Als jong meisje liep ik met een zusterkapje op mijn hoofd en een dokterskoffer in mijn hand. Het kwam dan ook voor niemand als een verrassing dat ik later in de zorg ging werken.
Ik ben nu 47 en al sinds mijn twintigste werkzaam in de ouderenzorg, waarvan een groot deel bij Cicero (en haar rechtsvoorgangers) als verpleegkundige. Vroeger heb ik veel intramuraal gewerkt. Maar na een aantal jaar begon het toch te kriebelen om het ergens anders te zoeken. Ik heb buiten de ouderenzorg hier en daar eens meegelopen, maar merkte dat mijn hart toch echt bij de ouderenzorg ligt. Cicero daagde me toen uit en bood aan bij andere afdelingen, waaronder de thuiszorg, een dagje mee te kunnen lopen. En dat beviel zo goed dat ik daar ben gebleven!
Het leuke aan de thuiszorg vind ik dat je de cliënten op een andere, heel persoonlijke manier leert kennen omdat je bij hen thuis in hun privéomgeving komt. Ook vind ik de afwisseling van de thuiszorg leuk. Ik ben veel op pad en de zorgtaken en administratie wisselen zich goed af. Ook is het werk erg zelfstandig. Je moet hierdoor spontaan zijn, meedenken met de cliënt, oplettend en soms vindingrijk zijn. Soms gebeurt er iets waarvoor je de spullen niet bij je hebt, dus dan moet je toch oplossingsgericht en creatief denken en handelen!

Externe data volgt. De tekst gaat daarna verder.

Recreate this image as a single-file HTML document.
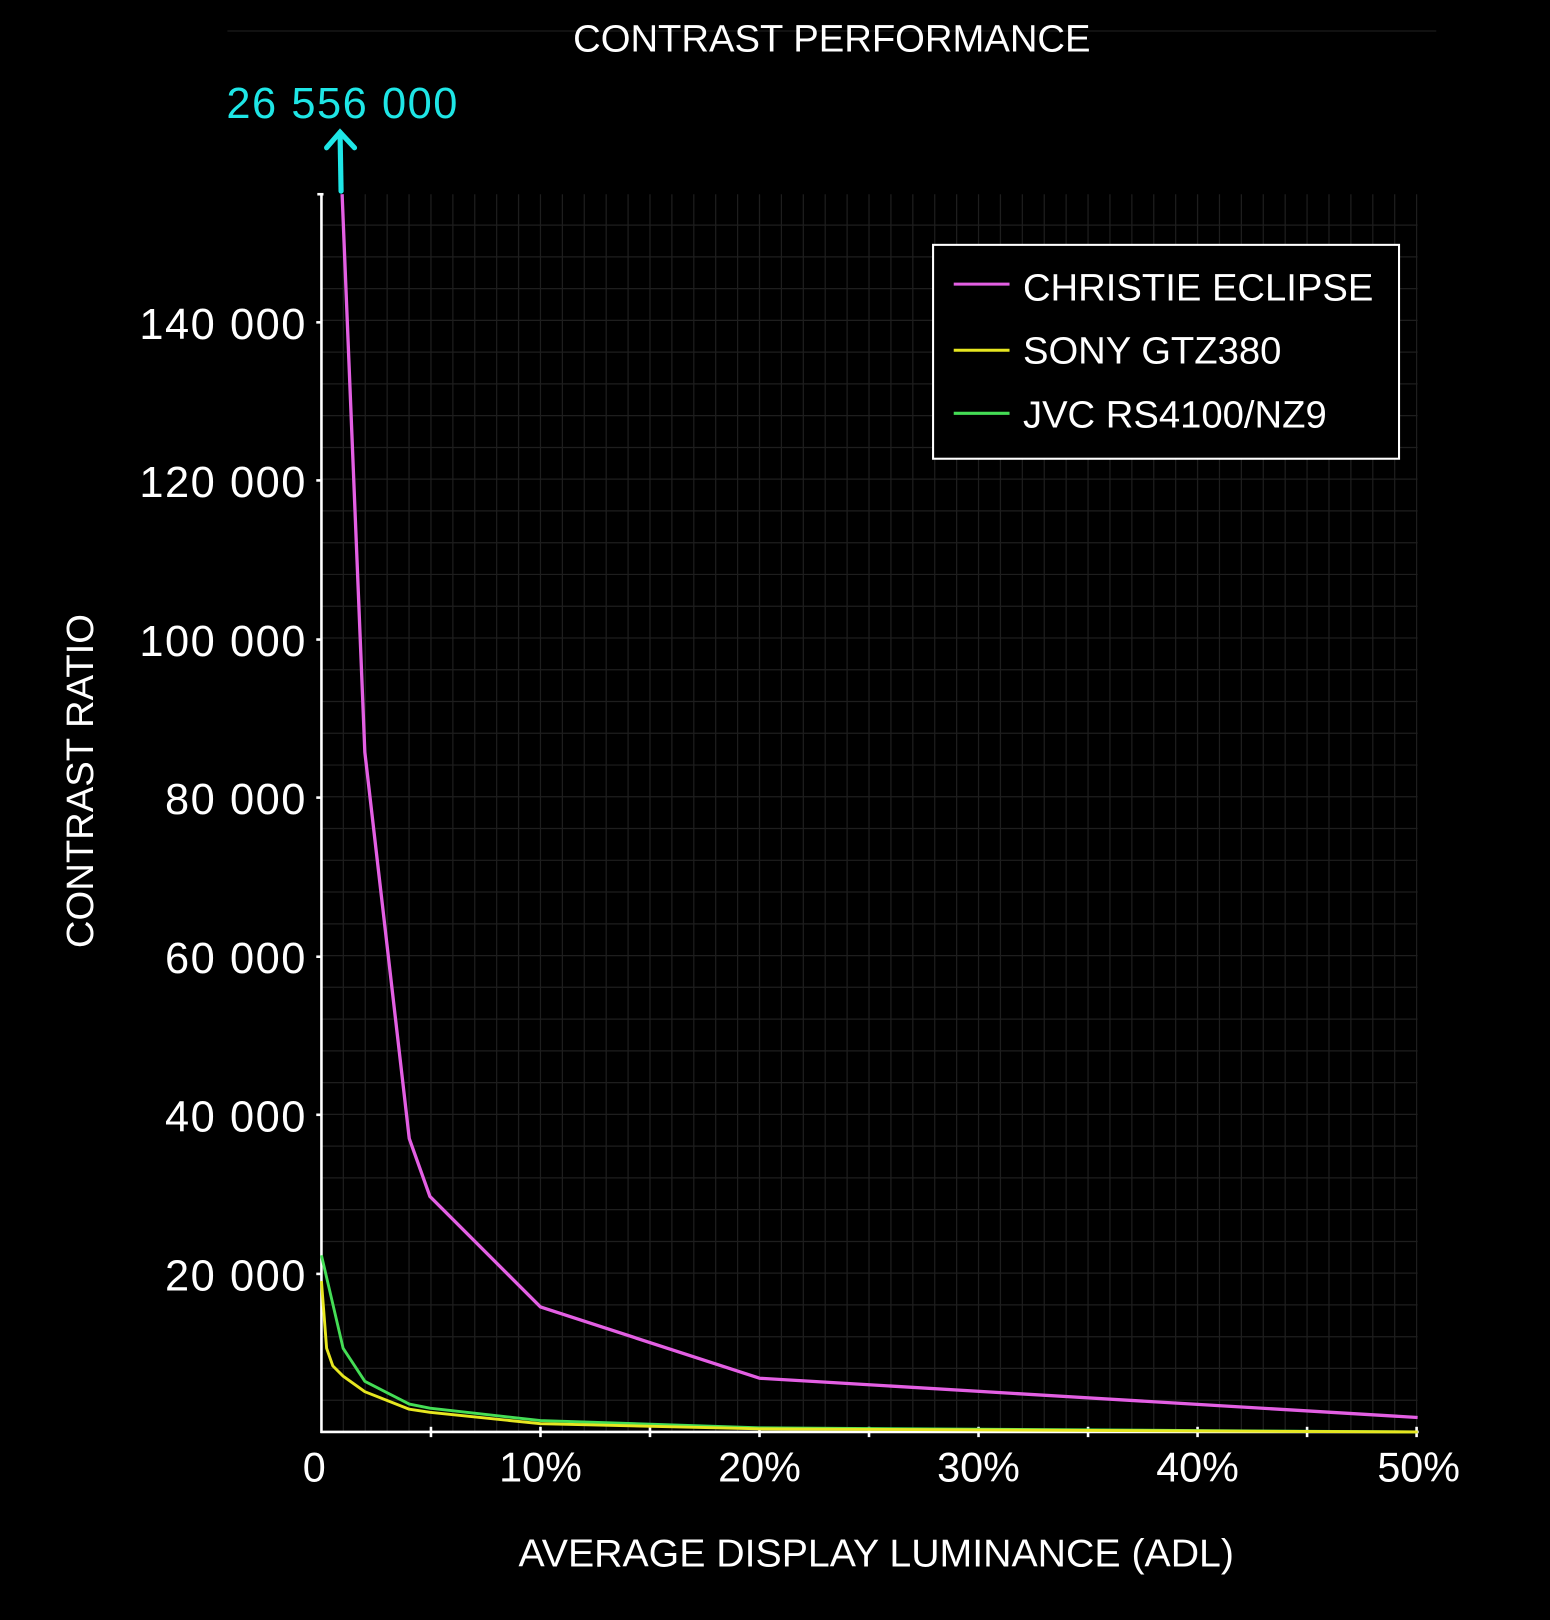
<!DOCTYPE html>
<html><head><meta charset="utf-8"><style>
html,body{margin:0;padding:0;background:#000;}
svg{display:block;}
text{font-family:"Liberation Sans",sans-serif;fill:#fff;}
.num{font-size:42px;letter-spacing:1.5px;}
</style></head><body>
<svg width="1550" height="1620" viewBox="0 0 1500 1568" xmlns="http://www.w3.org/2000/svg">
<rect width="1500" height="1568" fill="#000"/>
<line x1="220" y1="30" x2="1390" y2="30" stroke="#222" stroke-width="1"/>
<text x="805" y="50" font-size="37" text-anchor="middle">CONTRAST PERFORMANCE</text>
<text x="219" y="114" class="num" style="fill:#1ee6e6">26 556 000</text>
<g stroke="#1ee6e6" stroke-width="5" fill="none" stroke-linecap="round">
<line x1="330" y1="185" x2="329" y2="128"/>
<polyline points="316,143 329,128 343,143"/>
</g>
<g stroke="#1e1e1e" stroke-width="1.2">
<line x1="332.2" y1="188" x2="332.2" y2="1386"/><line x1="353.4" y1="188" x2="353.4" y2="1386"/><line x1="374.6" y1="188" x2="374.6" y2="1386"/><line x1="395.8" y1="188" x2="395.8" y2="1386"/><line x1="417" y1="188" x2="417" y2="1386"/><line x1="438.2" y1="188" x2="438.2" y2="1386"/><line x1="459.4" y1="188" x2="459.4" y2="1386"/><line x1="480.6" y1="188" x2="480.6" y2="1386"/><line x1="501.8" y1="188" x2="501.8" y2="1386"/><line x1="523" y1="188" x2="523" y2="1386"/><line x1="544.2" y1="188" x2="544.2" y2="1386"/><line x1="565.4" y1="188" x2="565.4" y2="1386"/><line x1="586.6" y1="188" x2="586.6" y2="1386"/><line x1="607.8" y1="188" x2="607.8" y2="1386"/><line x1="629" y1="188" x2="629" y2="1386"/><line x1="650.2" y1="188" x2="650.2" y2="1386"/><line x1="671.4" y1="188" x2="671.4" y2="1386"/><line x1="692.6" y1="188" x2="692.6" y2="1386"/><line x1="713.8" y1="188" x2="713.8" y2="1386"/><line x1="735" y1="188" x2="735" y2="1386"/><line x1="756.2" y1="188" x2="756.2" y2="1386"/><line x1="777.4" y1="188" x2="777.4" y2="1386"/><line x1="798.6" y1="188" x2="798.6" y2="1386"/><line x1="819.8" y1="188" x2="819.8" y2="1386"/><line x1="841" y1="188" x2="841" y2="1386"/><line x1="862.2" y1="188" x2="862.2" y2="1386"/><line x1="883.4" y1="188" x2="883.4" y2="1386"/><line x1="904.6" y1="188" x2="904.6" y2="1386"/><line x1="925.8" y1="188" x2="925.8" y2="1386"/><line x1="947" y1="188" x2="947" y2="1386"/><line x1="968.2" y1="188" x2="968.2" y2="1386"/><line x1="989.4" y1="188" x2="989.4" y2="1386"/><line x1="1010.6" y1="188" x2="1010.6" y2="1386"/><line x1="1031.8" y1="188" x2="1031.8" y2="1386"/><line x1="1053" y1="188" x2="1053" y2="1386"/><line x1="1074.2" y1="188" x2="1074.2" y2="1386"/><line x1="1095.4" y1="188" x2="1095.4" y2="1386"/><line x1="1116.6" y1="188" x2="1116.6" y2="1386"/><line x1="1137.8" y1="188" x2="1137.8" y2="1386"/><line x1="1159" y1="188" x2="1159" y2="1386"/><line x1="1180.2" y1="188" x2="1180.2" y2="1386"/><line x1="1201.4" y1="188" x2="1201.4" y2="1386"/><line x1="1222.6" y1="188" x2="1222.6" y2="1386"/><line x1="1243.8" y1="188" x2="1243.8" y2="1386"/><line x1="1265" y1="188" x2="1265" y2="1386"/><line x1="1286.2" y1="188" x2="1286.2" y2="1386"/><line x1="1307.4" y1="188" x2="1307.4" y2="1386"/><line x1="1328.6" y1="188" x2="1328.6" y2="1386"/><line x1="1349.8" y1="188" x2="1349.8" y2="1386"/><line x1="1371" y1="188" x2="1371" y2="1386"/>
<line x1="311" y1="1355.3" x2="1372" y2="1355.3"/><line x1="311" y1="1324.5" x2="1372" y2="1324.5"/><line x1="311" y1="1293.8" x2="1372" y2="1293.8"/><line x1="311" y1="1263" x2="1372" y2="1263"/><line x1="311" y1="1232.3" x2="1372" y2="1232.3"/><line x1="311" y1="1201.6" x2="1372" y2="1201.6"/><line x1="311" y1="1170.8" x2="1372" y2="1170.8"/><line x1="311" y1="1140.1" x2="1372" y2="1140.1"/><line x1="311" y1="1109.3" x2="1372" y2="1109.3"/><line x1="311" y1="1078.6" x2="1372" y2="1078.6"/><line x1="311" y1="1047.9" x2="1372" y2="1047.9"/><line x1="311" y1="1017.1" x2="1372" y2="1017.1"/><line x1="311" y1="986.4" x2="1372" y2="986.4"/><line x1="311" y1="955.6" x2="1372" y2="955.6"/><line x1="311" y1="924.9" x2="1372" y2="924.9"/><line x1="311" y1="894.2" x2="1372" y2="894.2"/><line x1="311" y1="863.4" x2="1372" y2="863.4"/><line x1="311" y1="832.7" x2="1372" y2="832.7"/><line x1="311" y1="801.9" x2="1372" y2="801.9"/><line x1="311" y1="771.2" x2="1372" y2="771.2"/><line x1="311" y1="740.5" x2="1372" y2="740.5"/><line x1="311" y1="709.7" x2="1372" y2="709.7"/><line x1="311" y1="679" x2="1372" y2="679"/><line x1="311" y1="648.2" x2="1372" y2="648.2"/><line x1="311" y1="617.5" x2="1372" y2="617.5"/><line x1="311" y1="586.8" x2="1372" y2="586.8"/><line x1="311" y1="556" x2="1372" y2="556"/><line x1="311" y1="525.3" x2="1372" y2="525.3"/><line x1="311" y1="494.5" x2="1372" y2="494.5"/><line x1="311" y1="463.8" x2="1372" y2="463.8"/><line x1="311" y1="433.1" x2="1372" y2="433.1"/><line x1="311" y1="402.3" x2="1372" y2="402.3"/><line x1="311" y1="371.6" x2="1372" y2="371.6"/><line x1="311" y1="340.8" x2="1372" y2="340.8"/><line x1="311" y1="310.1" x2="1372" y2="310.1"/><line x1="311" y1="279.4" x2="1372" y2="279.4"/><line x1="311" y1="248.6" x2="1372" y2="248.6"/><line x1="311" y1="217.9" x2="1372" y2="217.9"/>
</g>
<g stroke="#fff" stroke-width="2.5">
<line x1="311" y1="188" x2="311" y2="1387"/>
<line x1="310" y1="1386" x2="1373" y2="1386"/>
<line x1="307" y1="188" x2="313" y2="188"/>
<line x1="306" y1="1233" x2="311" y2="1233"/><line x1="306" y1="1079" x2="311" y2="1079"/><line x1="306" y1="926" x2="311" y2="926"/><line x1="306" y1="772" x2="311" y2="772"/><line x1="306" y1="619" x2="311" y2="619"/><line x1="306" y1="465" x2="311" y2="465"/><line x1="306" y1="312" x2="311" y2="312"/>
<line x1="417" y1="1381" x2="417" y2="1391"/><line x1="523" y1="1381" x2="523" y2="1391"/><line x1="629" y1="1381" x2="629" y2="1391"/><line x1="735" y1="1381" x2="735" y2="1391"/><line x1="841" y1="1381" x2="841" y2="1391"/><line x1="947" y1="1381" x2="947" y2="1391"/><line x1="1053" y1="1381" x2="1053" y2="1391"/><line x1="1159" y1="1381" x2="1159" y2="1391"/><line x1="1265" y1="1381" x2="1265" y2="1391"/><line x1="1371" y1="1381" x2="1371" y2="1391"/>
</g>
<g class="num" text-anchor="end">
<text x="297" y="1249">20 000</text><text x="297" y="1095">40 000</text><text x="297" y="942">60 000</text><text x="297" y="788">80 000</text><text x="297" y="635">100 000</text><text x="297" y="481">120 000</text><text x="297" y="328">140 000</text>
</g>
<g font-size="40" text-anchor="middle">
<text x="304" y="1434">0</text><text x="523" y="1434">10%</text><text x="735" y="1434">20%</text><text x="947" y="1434">30%</text><text x="1159" y="1434">40%</text><text x="1373" y="1434">50%</text>
</g>
<text x="848" y="1516" font-size="38" text-anchor="middle">AVERAGE DISPLAY LUMINANCE (ADL)</text>
<text transform="translate(90,756) rotate(-90)" font-size="37" text-anchor="middle">CONTRAST RATIO</text>
<g fill="none" stroke-width="2.8" stroke-linejoin="round">
<polyline stroke="#44dd55" points="311,1215 332,1305 353,1337 396,1359 416,1363 523,1375 735,1382 1372,1386"/>
<polyline stroke="#e6e620" points="311,1240 316,1305 322,1322 332,1332 353,1347 396,1364 416,1367 523,1378 735,1383 1372,1386"/>
<polyline stroke="#e35fe3" stroke-width="3.2" points="331,188 353,728 396,1102 416,1158 523,1265 735,1334 1372,1372"/>
</g>
<rect x="903" y="237" width="451" height="207" fill="#000" stroke="#fff" stroke-width="2"/>
<line x1="923" y1="275" x2="977" y2="275" stroke="#e35fe3" stroke-width="3"/>
<line x1="923" y1="339" x2="977" y2="339" stroke="#e6e620" stroke-width="3"/>
<line x1="923" y1="400" x2="977" y2="400" stroke="#44dd55" stroke-width="3"/>
<g font-size="37">
<text x="990" y="291">CHRISTIE ECLIPSE</text>
<text x="990" y="352">SONY GTZ380</text>
<text x="990" y="414">JVC RS4100/NZ9</text>
</g>
</svg>
</body></html>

Het allermooiste is wanneer je een cliënt bij elk bezoek een beetje ziet opknappen. Terwijl je een band opbouwt met de cliënt en diens omgeving, zie je dan hoe hij of zij steeds zelfstandiger wordt. Soms zelfs zo dat de zorg (deels) afgebouwd kan worden!
Eraan bijdragen dat mensen zo lang mogelijk gezond en gelukkig thuis kunnen wonen: daar doe ik het eigenlijk voor.